Lehmann Maupin Gallery announces its second solo exhibition of works by Tim Rollins and K.O.S., on view 24 March – 30 April, 2011 at 540 W. 26th Street. The exhibition will continue the artists’ extensive practice of challenging notions of art through deep engagement with literary and historical texts.
Tim Rollins and K.O.S. will feature new works that critically investigate Adventures of Huckleberry Finn (after Mark Twain, 1885), The Great Gatsby (after F. Scott Fitzgerald, 1925), and The Rise and Fall of the City of Mahagonny (after Bertolt Brecht and Kurt Weill, 1930). Tim Rollins and K.O.S. mine the literature and historical information surrounding them for visual motifs that transcend the object and reveal a contemporary message. For their paintings related to Adventures of Huckleberry Finn, Tim Rollins and K.O.S. were inspired by the original illustrations Mark Twain commissioned by F.W. Kemble. These works continue a series, which began in 2000, of whitewashed book pages painted over in indigo. In exploration of the F. Scott Fitzgerald classic, The Great Gatsby, the artists create a study of the color symbolism that permeates the novel. For works based on The Rise and Fall of the City of Mahagonny, the artists utilized Kurt Weill’s original operatic score, creating nets of butcher’s twine and gold paint to stretch over the pages, generating a new interpretation of the piece.

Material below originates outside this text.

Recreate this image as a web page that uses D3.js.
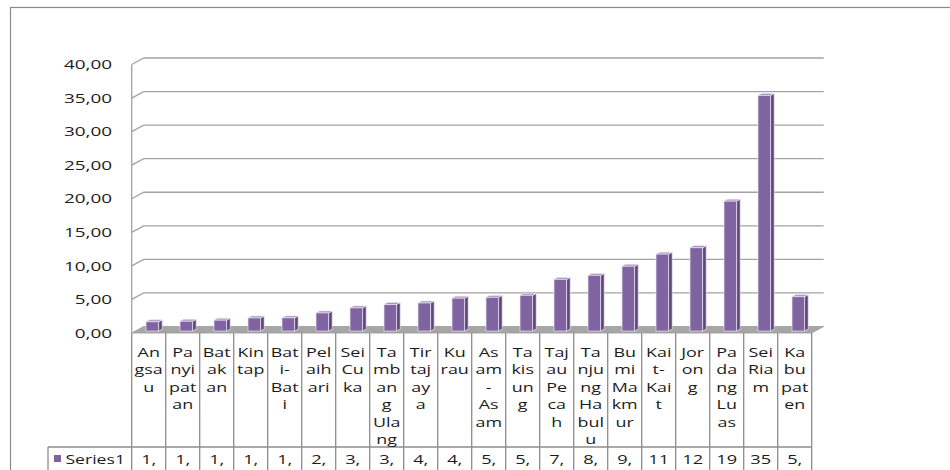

Tim Rollins studied fine art at the University of Maine and earned a BFA from the School of Visual Arts in New York. After graduate studies in art education and philosophy at New York University, Rollins began teaching art for special education middle school students in a South Bronx public school. In 1984, he launched the "Art and Knowledge Workshop" in the Bronx together with a group of at-risk students who called themselves K.O.S. (Kids of Survival). The group has exhibited extensively worldwide at the Museum of Contemporary Art, Los Angeles; the DIA Art Foundation, New York; de Young Museum, San Francisco; the Walker Art Center, Minneapolis; the ICA Boston among others. Their work is represented in prestigious public and private collections including the Museum of Modern Art, New York; the Hirshhorn Museum of Art; the Tate Gallery London and the Smithsonian Museum of American Art. A retrospective of the group's 20 year career opened at The Tang Teaching Museum and Art Gallery at Skidmore College opening in 2009 and travelled to the Frye Museum in Seattle and the ICA Philadelphia later that year. The exhibition was accompanied by a fully-illustrated hardcover catalogue, co-published by the Tang Museum and MIT Press.